## What to work on
Quote exactly and only this range of lines in the data below: the line that holds "Reproduce this chart with Plotly." to the line that holds "import plotly.graph_objects as go", both included.

## Material provided
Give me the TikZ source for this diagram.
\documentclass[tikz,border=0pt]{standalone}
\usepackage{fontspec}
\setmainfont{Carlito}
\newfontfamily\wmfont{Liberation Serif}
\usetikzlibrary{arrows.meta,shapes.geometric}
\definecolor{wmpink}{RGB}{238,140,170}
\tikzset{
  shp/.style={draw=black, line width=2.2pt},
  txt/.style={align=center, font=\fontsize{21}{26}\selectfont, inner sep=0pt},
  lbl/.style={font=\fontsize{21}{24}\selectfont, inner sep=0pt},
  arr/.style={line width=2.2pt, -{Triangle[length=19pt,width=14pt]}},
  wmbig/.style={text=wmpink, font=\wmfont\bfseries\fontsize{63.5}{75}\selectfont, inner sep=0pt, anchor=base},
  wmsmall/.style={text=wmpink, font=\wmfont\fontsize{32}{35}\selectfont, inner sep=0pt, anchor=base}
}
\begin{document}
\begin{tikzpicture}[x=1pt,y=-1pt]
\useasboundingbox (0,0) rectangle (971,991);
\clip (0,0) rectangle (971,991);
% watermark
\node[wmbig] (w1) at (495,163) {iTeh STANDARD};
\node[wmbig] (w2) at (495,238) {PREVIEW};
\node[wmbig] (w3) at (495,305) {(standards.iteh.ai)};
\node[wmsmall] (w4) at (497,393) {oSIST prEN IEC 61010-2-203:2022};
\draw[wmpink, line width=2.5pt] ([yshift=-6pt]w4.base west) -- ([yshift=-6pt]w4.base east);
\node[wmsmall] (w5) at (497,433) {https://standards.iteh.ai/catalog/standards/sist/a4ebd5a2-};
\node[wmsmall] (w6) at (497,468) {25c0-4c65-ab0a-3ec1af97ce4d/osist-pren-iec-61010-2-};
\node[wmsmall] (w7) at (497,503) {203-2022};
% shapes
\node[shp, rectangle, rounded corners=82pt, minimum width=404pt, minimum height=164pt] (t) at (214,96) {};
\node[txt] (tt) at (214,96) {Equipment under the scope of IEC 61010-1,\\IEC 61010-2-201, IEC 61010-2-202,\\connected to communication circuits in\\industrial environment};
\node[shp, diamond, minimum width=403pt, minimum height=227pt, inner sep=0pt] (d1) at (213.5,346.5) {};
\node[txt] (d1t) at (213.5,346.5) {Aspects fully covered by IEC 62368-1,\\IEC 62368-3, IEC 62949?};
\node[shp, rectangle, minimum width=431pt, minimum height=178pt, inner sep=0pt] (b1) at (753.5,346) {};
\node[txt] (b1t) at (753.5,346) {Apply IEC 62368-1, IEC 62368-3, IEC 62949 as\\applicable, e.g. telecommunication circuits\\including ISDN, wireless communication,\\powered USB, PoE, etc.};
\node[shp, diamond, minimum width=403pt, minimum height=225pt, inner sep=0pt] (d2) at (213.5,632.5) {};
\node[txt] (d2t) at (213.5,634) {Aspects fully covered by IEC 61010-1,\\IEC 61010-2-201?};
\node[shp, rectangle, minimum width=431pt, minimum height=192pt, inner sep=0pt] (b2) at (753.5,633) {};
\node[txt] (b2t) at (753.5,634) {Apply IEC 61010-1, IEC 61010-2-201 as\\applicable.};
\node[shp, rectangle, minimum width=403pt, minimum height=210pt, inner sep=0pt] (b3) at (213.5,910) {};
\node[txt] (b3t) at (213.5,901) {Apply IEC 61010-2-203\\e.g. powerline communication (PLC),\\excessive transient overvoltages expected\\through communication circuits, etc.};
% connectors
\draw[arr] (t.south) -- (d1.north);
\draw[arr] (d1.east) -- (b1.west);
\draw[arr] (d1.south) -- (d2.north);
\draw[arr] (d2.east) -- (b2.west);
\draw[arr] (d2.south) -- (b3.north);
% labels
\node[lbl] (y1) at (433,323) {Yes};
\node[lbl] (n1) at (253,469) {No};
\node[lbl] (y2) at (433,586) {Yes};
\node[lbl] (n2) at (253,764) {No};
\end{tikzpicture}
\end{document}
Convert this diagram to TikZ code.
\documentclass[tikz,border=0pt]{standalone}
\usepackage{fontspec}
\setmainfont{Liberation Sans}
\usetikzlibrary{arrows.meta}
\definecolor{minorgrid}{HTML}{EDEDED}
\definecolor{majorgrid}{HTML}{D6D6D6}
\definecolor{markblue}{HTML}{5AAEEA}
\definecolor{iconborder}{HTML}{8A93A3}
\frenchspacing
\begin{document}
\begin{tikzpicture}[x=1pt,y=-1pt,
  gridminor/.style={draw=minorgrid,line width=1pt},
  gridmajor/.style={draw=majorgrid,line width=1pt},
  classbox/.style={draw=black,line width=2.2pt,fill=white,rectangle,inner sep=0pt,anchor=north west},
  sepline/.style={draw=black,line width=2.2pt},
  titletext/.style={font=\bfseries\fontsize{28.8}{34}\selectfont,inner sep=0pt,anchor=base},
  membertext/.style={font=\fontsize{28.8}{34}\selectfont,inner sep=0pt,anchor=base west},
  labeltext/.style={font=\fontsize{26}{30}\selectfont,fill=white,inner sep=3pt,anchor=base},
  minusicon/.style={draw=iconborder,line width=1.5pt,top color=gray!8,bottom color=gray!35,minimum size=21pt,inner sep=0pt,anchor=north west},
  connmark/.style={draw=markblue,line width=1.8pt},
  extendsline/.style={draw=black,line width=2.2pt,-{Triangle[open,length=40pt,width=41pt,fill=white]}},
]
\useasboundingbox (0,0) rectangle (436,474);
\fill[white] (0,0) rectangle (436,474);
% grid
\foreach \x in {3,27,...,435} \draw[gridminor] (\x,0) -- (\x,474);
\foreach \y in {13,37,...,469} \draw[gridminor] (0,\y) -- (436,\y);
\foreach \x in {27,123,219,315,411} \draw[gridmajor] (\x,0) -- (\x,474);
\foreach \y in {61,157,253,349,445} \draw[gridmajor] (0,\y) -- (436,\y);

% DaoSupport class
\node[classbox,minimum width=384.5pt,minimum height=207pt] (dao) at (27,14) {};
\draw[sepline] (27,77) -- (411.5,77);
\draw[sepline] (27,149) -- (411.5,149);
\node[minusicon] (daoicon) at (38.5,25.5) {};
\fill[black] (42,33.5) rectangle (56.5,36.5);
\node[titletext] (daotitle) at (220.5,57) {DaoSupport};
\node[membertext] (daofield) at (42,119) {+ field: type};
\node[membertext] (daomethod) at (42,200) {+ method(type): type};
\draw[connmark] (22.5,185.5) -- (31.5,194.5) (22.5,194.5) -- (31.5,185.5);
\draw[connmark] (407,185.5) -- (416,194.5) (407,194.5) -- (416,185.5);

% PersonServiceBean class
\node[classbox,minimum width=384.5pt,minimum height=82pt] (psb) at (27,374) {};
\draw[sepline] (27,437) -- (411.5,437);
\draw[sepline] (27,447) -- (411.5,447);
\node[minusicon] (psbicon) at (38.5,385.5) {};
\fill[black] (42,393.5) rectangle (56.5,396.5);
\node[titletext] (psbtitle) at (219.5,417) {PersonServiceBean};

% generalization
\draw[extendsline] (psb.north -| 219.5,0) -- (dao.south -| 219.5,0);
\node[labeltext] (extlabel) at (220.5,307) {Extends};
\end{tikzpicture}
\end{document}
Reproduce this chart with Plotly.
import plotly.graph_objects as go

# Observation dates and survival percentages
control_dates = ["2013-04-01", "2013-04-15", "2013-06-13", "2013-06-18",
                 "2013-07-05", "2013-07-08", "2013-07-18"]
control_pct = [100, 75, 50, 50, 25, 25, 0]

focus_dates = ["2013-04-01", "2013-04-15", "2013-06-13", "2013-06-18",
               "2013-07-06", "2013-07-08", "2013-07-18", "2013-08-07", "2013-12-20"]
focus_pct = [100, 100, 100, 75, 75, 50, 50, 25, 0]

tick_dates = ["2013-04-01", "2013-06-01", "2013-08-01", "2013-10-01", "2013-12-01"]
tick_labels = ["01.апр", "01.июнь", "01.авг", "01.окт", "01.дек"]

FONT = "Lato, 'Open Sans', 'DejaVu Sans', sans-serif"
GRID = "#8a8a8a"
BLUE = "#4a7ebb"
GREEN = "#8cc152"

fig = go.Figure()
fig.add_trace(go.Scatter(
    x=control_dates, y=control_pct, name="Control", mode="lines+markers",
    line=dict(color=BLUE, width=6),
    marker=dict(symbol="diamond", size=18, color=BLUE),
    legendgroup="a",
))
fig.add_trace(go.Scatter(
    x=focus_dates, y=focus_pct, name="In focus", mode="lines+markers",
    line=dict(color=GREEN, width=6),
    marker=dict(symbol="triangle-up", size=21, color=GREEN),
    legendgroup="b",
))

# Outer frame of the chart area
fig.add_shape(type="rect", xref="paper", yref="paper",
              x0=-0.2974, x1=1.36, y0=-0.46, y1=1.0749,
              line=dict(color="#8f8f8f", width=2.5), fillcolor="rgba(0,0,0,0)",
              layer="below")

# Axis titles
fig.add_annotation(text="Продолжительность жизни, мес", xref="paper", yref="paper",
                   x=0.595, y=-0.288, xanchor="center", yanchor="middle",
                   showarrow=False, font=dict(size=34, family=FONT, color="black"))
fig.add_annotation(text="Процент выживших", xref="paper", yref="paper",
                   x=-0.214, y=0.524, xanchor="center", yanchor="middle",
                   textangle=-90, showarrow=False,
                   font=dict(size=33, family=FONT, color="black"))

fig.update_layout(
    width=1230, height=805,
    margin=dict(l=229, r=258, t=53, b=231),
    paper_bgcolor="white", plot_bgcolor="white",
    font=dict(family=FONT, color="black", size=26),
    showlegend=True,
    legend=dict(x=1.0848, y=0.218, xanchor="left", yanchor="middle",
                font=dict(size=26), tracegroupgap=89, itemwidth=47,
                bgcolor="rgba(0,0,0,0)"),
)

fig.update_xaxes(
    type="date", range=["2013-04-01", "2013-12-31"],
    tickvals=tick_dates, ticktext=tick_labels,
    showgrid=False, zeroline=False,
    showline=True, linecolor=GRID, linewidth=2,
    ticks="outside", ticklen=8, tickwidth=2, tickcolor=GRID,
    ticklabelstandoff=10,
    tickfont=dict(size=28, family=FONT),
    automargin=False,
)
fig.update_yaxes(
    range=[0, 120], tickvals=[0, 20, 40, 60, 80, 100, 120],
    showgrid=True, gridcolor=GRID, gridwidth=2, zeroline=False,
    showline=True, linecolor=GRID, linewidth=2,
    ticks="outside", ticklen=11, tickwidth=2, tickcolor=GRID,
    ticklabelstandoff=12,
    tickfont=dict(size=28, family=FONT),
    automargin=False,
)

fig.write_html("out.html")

## Output
Reproduce this chart with Plotly.
import plotly.graph_objects as go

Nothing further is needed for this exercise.